REQUIREMENTS:
Give again, word for word, the lines below that run from the line with "Reproduce this chart" through the line with "const yTicks = [0, 20, 40, 60, 80, 100];". Drop the pictures.

***** DATASET RECORDS *****

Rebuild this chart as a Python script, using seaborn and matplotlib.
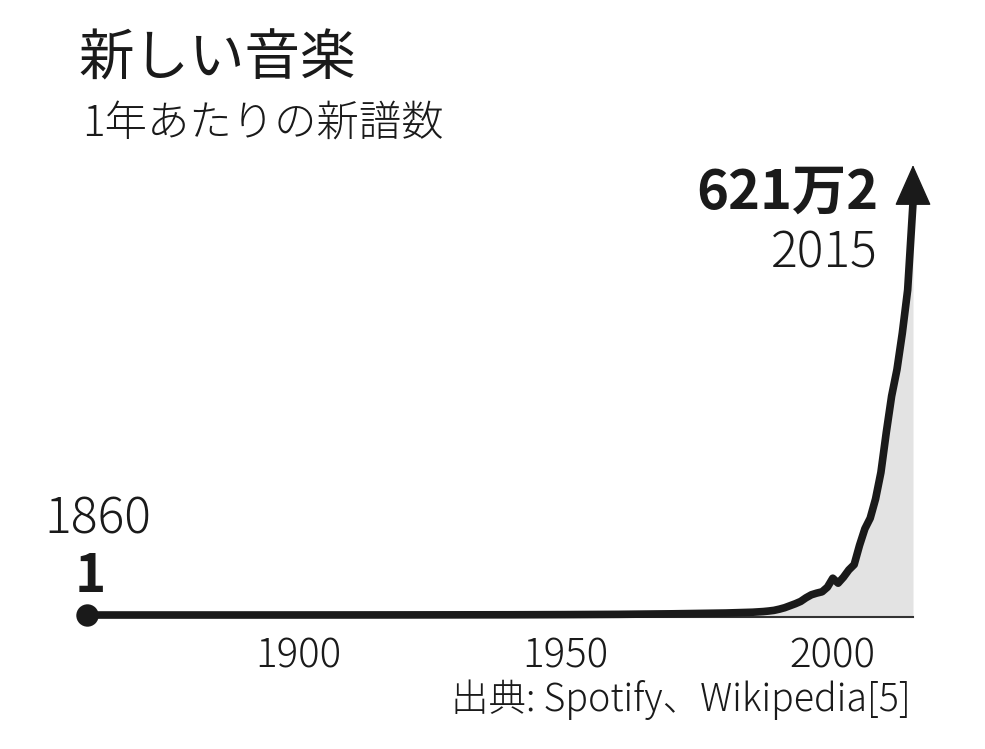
import numpy as np
import pandas as pd
import seaborn as sns
import matplotlib.pyplot as plt

# New releases per year (Spotify / Wikipedia)
years = [1860, 1870, 1880, 1890, 1900, 1910, 1920, 1930, 1940, 1950, 1960, 1970, 1975, 1980,
         1985, 1986, 1987, 1988, 1989, 1990, 1991, 1992, 1993, 1994, 1995, 1996, 1997,
         1998, 1999, 2000, 2001, 2002, 2003, 2004, 2005, 2006, 2007, 2008, 2009, 2010,
         2011, 2012, 2013, 2014, 2015]
releases = [1, 20, 50, 150, 400, 800, 1500, 2500, 3500, 6000, 10000, 18000, 24000, 30000,
            42000, 47000, 52000, 60000, 70000, 88000, 110000, 140000, 170000, 205000, 260000,
            305000, 330000, 350000, 420000, 555000, 480000, 570000, 680000, 760000, 1050000,
            1300000, 1460000, 1750000, 2150000, 2750000, 3300000, 3700000, 4250000, 4900000,
            6212000]

major_ticks = [1900, 1950, 2000]
minor_ticks = [1870, 1880, 1890, 1910, 1920, 1930, 1940, 1960, 1970, 1980, 1990, 2010]

title = "新しい音楽"
subtitle = "1年あたりの新譜数"
source = "出典: Spotify、Wikipedia[5]"
start_value_label = "1"
end_value_label = "621万2"

df = pd.DataFrame({"year": years, "releases": releases})

sns.set_style("white")
plt.rcParams['font.family'] = ['Noto Sans CJK JP', 'DejaVu Sans']
ink = "#1a1a1a"
thin = "light"

W, H = 985, 749
fig = plt.figure(figsize=(W / 100, H / 100), dpi=100)


def px(x, y):
    return x / W, 1 - y / H


# axes placed so 1860 -> x=84px, 2015 -> x=913px, baseline at y=617px
ax = fig.add_axes([84 / W, 1 - 617 / H, (913 - 84) / W, 452 / H])
ymax = 6.785e6
ymin = -0.030e6
ax.set_xlim(df.year.min(), df.year.max())
ax.set_ylim(ymin, ymax)

ax.fill_between(df.year, ymin, df.releases, color="#e3e3e3", lw=0, zorder=1)
sns.lineplot(data=df, x="year", y="releases", ax=ax, color=ink, lw=5.5,
             solid_joinstyle="round", clip_on=False, zorder=3)
ax.scatter(df.year.iloc[:1] + 0.5, df.releases.iloc[:1], s=260, color=ink,
           clip_on=False, zorder=4, lw=0)

# arrow head on the last value
ax.annotate("", xy=(df.year.iloc[-1], ymax), xytext=(df.year.iloc[-1], df.releases.iloc[-1]),
            arrowprops=dict(arrowstyle="-|>,head_length=27,head_width=12", mutation_scale=1,
                            color=ink, lw=1, shrinkA=0, shrinkB=0),
            annotation_clip=False, zorder=5)

# axis styling
for s in ["left", "top", "right"]:
    ax.spines[s].set_visible(False)
ax.spines["bottom"].set_color("#333333")
ax.spines["bottom"].set_linewidth(1.5)
ax.set_yticks([])
ax.set_xticks(major_ticks)
ax.set_xticklabels([str(t) for t in major_ticks], fontweight=thin)
ax.set_xticks(minor_ticks, minor=True)
ax.tick_params(axis="x", which="major", length=11, width=1.5, color="#333333",
               labelsize=29, labelcolor=ink, pad=2)
ax.tick_params(axis="x", which="minor", length=6, width=1.5, color="#333333")
ax.set_xlabel("")
ax.set_ylabel("")

# text
fig.text(*px(78, 76), title, fontsize=40, color=ink, va="baseline", fontweight="normal")
fig.text(*px(82, 136), subtitle, fontsize=30.5, color=ink, va="baseline", fontweight=thin)
fig.text(*px(878, 209), end_value_label, fontsize=39, fontweight="bold", color=ink,
         ha="right", va="baseline")
fig.text(*px(878, 267), str(df.year.iloc[-1]), fontsize=36, color=ink,
         ha="right", va="baseline", fontweight=thin)
fig.text(*px(98, 534), str(df.year.iloc[0]), fontsize=36, color=ink,
         ha="center", va="baseline", fontweight=thin)
fig.text(*px(90, 592), start_value_label, fontsize=38, fontweight="bold", color=ink,
         ha="center", va="baseline")
fig.text(*px(911, 711), source, fontsize=27, color=ink, ha="right", va="baseline",
         fontweight=thin)

fig.savefig("out.png", dpi=100)
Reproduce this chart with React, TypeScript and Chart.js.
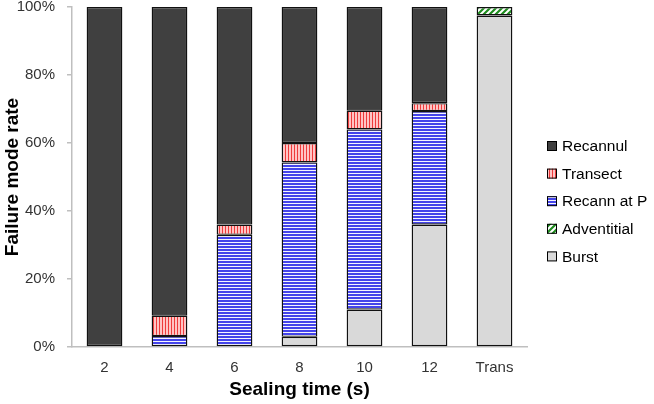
import React, { useEffect, useRef } from "react";
import { Chart, registerables } from "chart.js";

Chart.register(...registerables);

const categories = ["2", "4", "6", "8", "10", "12", "Trans"];
const burst = [0, 0, 0, 3, 11, 36, 97.5];
const adventitial = [0, 0, 0, 0, 0, 0, 2.5];
const recannAtP = [0, 3.2, 33, 51.3, 53, 33.4, 0];
const transect = [0, 6, 3, 5.7, 5.5, 2.3, 0];
const recannul = [100, 90.8, 64, 40, 30.5, 28.3, 0];
const yTicks = [0, 20, 40, 60, 80, 100];

const FONT = "'Liberation Sans', Arial, sans-serif";

function makePattern(kind: string): CanvasPattern | string {
  const c = document.createElement("canvas");
  const ctx = c.getContext("2d")!;
  if (kind === "vertical") {
    c.width = 3; c.height = 1;
    ctx.fillStyle = "#ffc4c4"; ctx.fillRect(0, 0, 3, 1);
    ctx.fillStyle = "#ee3b3b"; ctx.fillRect(0, 0, 1, 1);
  } else if (kind === "horizontal") {
    c.width = 1; c.height = 3;
    ctx.fillStyle = "#f4f4ff"; ctx.fillRect(0, 0, 1, 3);
    ctx.fillStyle = "#4444ea"; ctx.fillRect(0, 0, 1, 2);
  } else {
    c.width = 6; c.height = 6;
    ctx.fillStyle = "#ffffff"; ctx.fillRect(0, 0, 6, 6);
    ctx.strokeStyle = "#1e8c1e"; ctx.lineWidth = 2.2;
    ctx.beginPath();
    ctx.moveTo(-1, 7); ctx.lineTo(7, -1);
    ctx.moveTo(-4, 4); ctx.lineTo(4, -4);
    ctx.moveTo(2, 10); ctx.lineTo(10, 2);
    ctx.stroke();
  }
  return ctx.createPattern(c, "repeat")!;
}

const legendPlugin = {
  id: "customLegend",
  afterDraw(chart: any) {
    const ctx = chart.ctx;
    const ds = [...chart.data.datasets].reverse();
    const x0 = 547;
    const y0 = 146;
    const gap = 27.6;
    ctx.save();
    ds.forEach((d: any, i: number) => {
      const cy = y0 + i * gap;
      ctx.fillStyle = d.backgroundColor;
      ctx.fillRect(x0, cy - 5, 10, 10);
      ctx.strokeStyle = "#000";
      ctx.lineWidth = 1;
      ctx.strokeRect(x0 + 0.5, cy - 4.5, 9, 9);
      ctx.fillStyle = "#000";
      ctx.font = `15.5px ${FONT}`;
      ctx.textBaseline = "middle";
      ctx.textAlign = "left";
      ctx.fillText(d.label, x0 + 15, cy + 1);
    });
    ctx.restore();
  },
};

export default function App() {
  const ref = useRef<HTMLCanvasElement>(null);
  useEffect(() => {
    const common = {
      borderColor: "#111",
      borderWidth: 1.4,
      borderSkipped: false as const,
      barPercentage: 0.55,
      categoryPercentage: 1,
    };
    const chart = new Chart(ref.current!, {
      type: "bar",
      data: {
        labels: categories,
        datasets: [
          { label: "Burst", data: burst, backgroundColor: "#d9d9d9", ...common },
          { label: "Adventitial", data: adventitial, backgroundColor: makePattern("diag") as any, ...common },
          { label: "Recann at P", data: recannAtP, backgroundColor: makePattern("horizontal") as any, ...common },
          { label: "Transect", data: transect, backgroundColor: makePattern("vertical") as any, ...common },
          { label: "Recannul", data: recannul, backgroundColor: "#404040", ...common },
        ],
      },
      options: {
        responsive: false,
        animation: false,
        layout: { padding: { left: 0, right: 127, top: 7, bottom: 0 } },
        plugins: { legend: { display: false }, tooltip: { enabled: false } },
        scales: {
          x: {
            stacked: true,
            grid: { display: false },
            border: { display: true, color: "#bfbfbf", width: 1.5 },
            ticks: { color: "#333", font: { family: FONT, size: 15 }, padding: 4 },
            title: {
              display: true,
              text: "Sealing time (s)",
              color: "#000",
              font: { family: FONT, size: 19, weight: "bold" },
              padding: { top: 0, bottom: 3 },
            },
            afterFit: (s: any) => {
              s.height = 57;
              s.paddingLeft = 0;
              s.paddingRight = 0;
            },
          },
          y: {
            stacked: true,
            min: 0,
            max: 100,
            afterBuildTicks: (s: any) => { s.ticks = yTicks.map((v) => ({ value: v })); },
            grid: { drawOnChartArea: false, drawTicks: true, tickLength: 5, color: "#bfbfbf", lineWidth: 1.5 },
            border: { display: true, color: "#bfbfbf", width: 1.5 },
            ticks: {
              color: "#333",
              font: { family: FONT, size: 15 },
              padding: 12,
              callback: (v: any) => `${v}%`,
            },
            title: {
              display: true,
              text: "Failure mode rate",
              color: "#000",
              font: { family: FONT, size: 19, weight: "bold" },
              padding: { top: 1, bottom: 0 },
            },
            afterFit: (s: any) => {
              s.width = 72;
              s.paddingTop = 0;
              s.paddingBottom = 0;
            },
          },
        },
      },
      plugins: [legendPlugin],
    });
    return () => chart.destroy();
  }, []);
  return (
    <div style={{ position: "absolute", left: 0, top: 0, width: 654, height: 404, background: "#fff" }}>
      <canvas ref={ref} width={654} height={404} />
    </div>
  );
}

*****

RESULT OF THE TASK:
Reproduce this chart with React, TypeScript and Chart.js.
import React, { useEffect, useRef } from "react";
import { Chart, registerables } from "chart.js";

Chart.register(...registerables);

const categories = ["2", "4", "6", "8", "10", "12", "Trans"];
const burst = [0, 0, 0, 3, 11, 36, 97.5];
const adventitial = [0, 0, 0, 0, 0, 0, 2.5];
const recannAtP = [0, 3.2, 33, 51.3, 53, 33.4, 0];
const transect = [0, 6, 3, 5.7, 5.5, 2.3, 0];
const recannul = [100, 90.8, 64, 40, 30.5, 28.3, 0];
const yTicks = [0, 20, 40, 60, 80, 100];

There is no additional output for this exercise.